Amid escalating laughter, Franken told of the lawsuit brought by Fox against his book, Lies and the Lying Liars Who Tell Them, on behalf of Fox News Channel host Bill O’Reilly, who objected to being called a liar.

The suit was eventually dismissed because “satire is a protected form of public speech, even if the object of satire doesn’t get it,” Franken said.

Franken was a favorite for the audience, later blacklisted by “Billionaires for Bush,” a satirical protest group (see story, page 4), and given a collection of songs from the “Bush on Mars” campaign.

When one questioner frustratingly asked, “What am I going to do,” Franken rejoined, “You’re going to vote for Kerry.”
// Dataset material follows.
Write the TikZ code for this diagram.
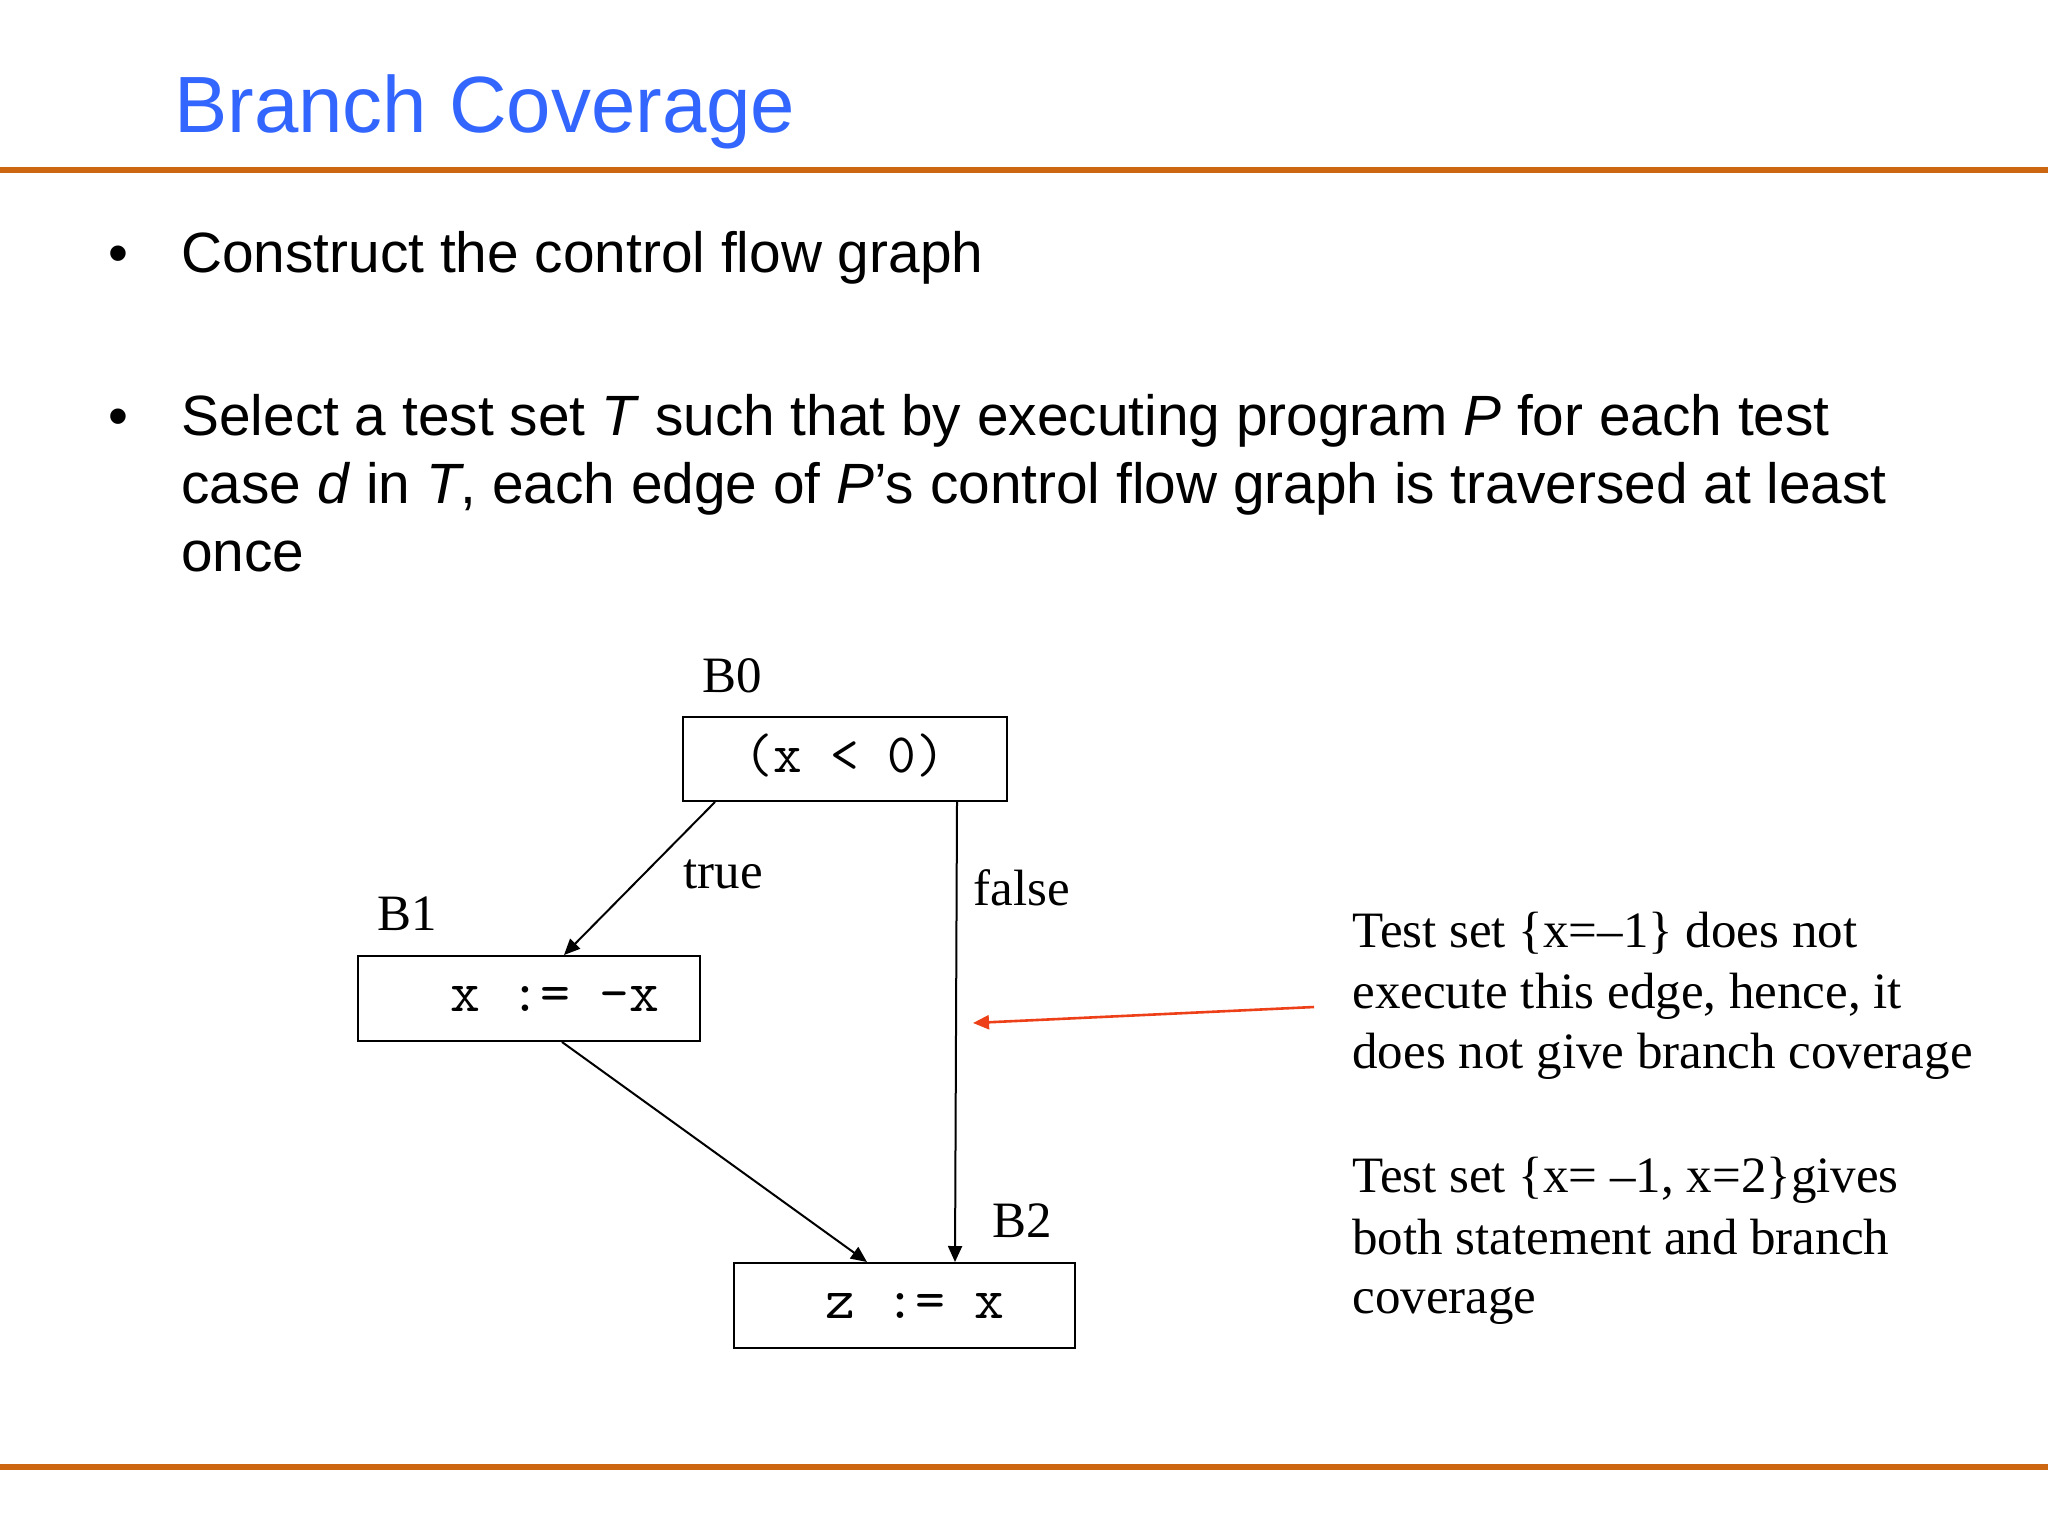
\documentclass[tikz,border=0pt]{standalone}
\usepackage{fontspec}
\setmainfont{Liberation Sans}
\newfontfamily\tmsfont{Liberation Serif}
\usetikzlibrary{arrows.meta,fit,calc}
\definecolor{slideorange}{RGB}{204,102,17}
\definecolor{titleblue}{RGB}{51,102,255}
\definecolor{notered}{RGB}{238,64,24}
\begin{document}
\begin{tikzpicture}[x=0.5pt,y=-0.5pt,
  titletext/.style={anchor=base west, inner sep=0, text=titleblue, font=\fontsize{39.9pt}{47pt}\selectfont},
  bodytext/.style={anchor=base west, inner sep=0, font=\fontsize{28.4pt}{34pt}\selectfont},
  serif/.style={anchor=base west, inner sep=0, font=\tmsfont\fontsize{25.5pt}{30pt}\selectfont},
  code/.style={anchor=base, inner sep=0, font=\ttfamily\fontsize{29pt}{32pt}\selectfont},
  blockbox/.style={draw, line width=1pt, inner sep=0},
  flow/.style={line width=1pt, -{Triangle[length=8pt,width=7pt]}},
  sliderule/.style={line width=2.75pt, slideorange}
]
\useasboundingbox (0,0) rectangle (2048,1536);
\fill[white] (0,0) rectangle (2048,1536);

% title and rules
\node[titletext] (title) at (174,133) {Branch Coverage};
\coordinate (rtl) at (0,170);
\coordinate (rtr) at (2048,170);
\coordinate (rbl) at (0,1467);
\coordinate (rbr) at (2048,1467);
\draw[sliderule] (rtl) -- (rtr);
\draw[sliderule, line width=3pt] (rbl) -- (rbr);

% bullets
\node[bodytext] (bul1) at (108,272) {•};
\node[bodytext] (line1) at (181,272) {Construct the control flow graph};
\node[bodytext] (bul2) at (108,435) {•};
\node[bodytext] (line2) at (181,435) {Select a test set \textit{T} such that by executing program \textit{P} for each test};
\node[bodytext] (line3) at (181,503) {case \textit{d} in \textit{T}, each edge of \textit{P}’s control flow graph is traversed at least};
\node[bodytext] (line4) at (181,571) {once};

% flow graph boxes
\node[blockbox, fit={(683,717) (1007,801)}] (b0) {};
\node[blockbox, fit={(358,956) (700,1041)}] (b1) {};
\node[blockbox, fit={(734,1263) (1075,1348)}] (b2) {};
\node[code, font=\ttfamily\fontsize{27.8pt}{32pt}\selectfont] (b0text) at (845,772) {(x < 0)};
\node[code] (b1text) at (555,1011) {x := -x};
\node[code] (b2text) at (915,1318) {z := x};

% labels
\node[serif] (lb0) at (702,692) {B0};
\node[serif] (lb1) at (377,930) {B1};
\node[serif] (lb2) at (992,1237) {B2};
\node[serif] (ltrue) at (683,888) {true};
\node[serif] (lfalse) at (973,905) {false};

% edges
\draw[flow] ($(b0.south west)+(33,0)$) -- ($(b1.north west)+(207,0)$);
\draw[flow] ($(b0.south east)+(-51,0)$) -- ($(b2.north west)+(222,0)$);
\draw[flow] ($(b1.south west)+(205,0)$) -- ($(b2.north west)+(134,0)$);

% notes
\node[serif] (n1) at (1352,947) {Test set \{x=–1\} does not};
\node[serif] (n2) at (1352,1008) {execute this edge, hence, it};
\node[serif] (n3) at (1352,1068) {does not give branch coverage};
\node[serif] (n4) at (1352,1192) {Test set \{x= –1, x=2\}gives};
\node[serif] (n5) at (1352,1254) {both statement and branch};
\node[serif] (n6) at (1352,1313) {coverage};

\coordinate (notetail) at (1314,1007);
\coordinate (notehead) at (973,1023);
\draw[notered, line width=1.3pt, -{Triangle[length=8pt,width=7pt]}] (notetail) -- (notehead);
\end{tikzpicture}
\end{document}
But the standing ovation was reserved for Robert Kennedy Jr., who spoke passionately about what he called the Bush administration’s systematic undermining of environmental legislation.

For example, Kennedy said, because of previously illegal coal burning corporations in the Ohio Valley, asthma has reached an unprecedented level in newborns.

“Without my resources I would be hard pressed to keep my children alive,” Kennedy said.

“It has taken 300 years [for our country] to get the world’s respect, and three and a half years for this president to destroy it,” Kennedy said.

He therefore supports presidential candidate Sen. John F. Kerry, D-Mass., but warns “you will have to make him do the things you want him to do.”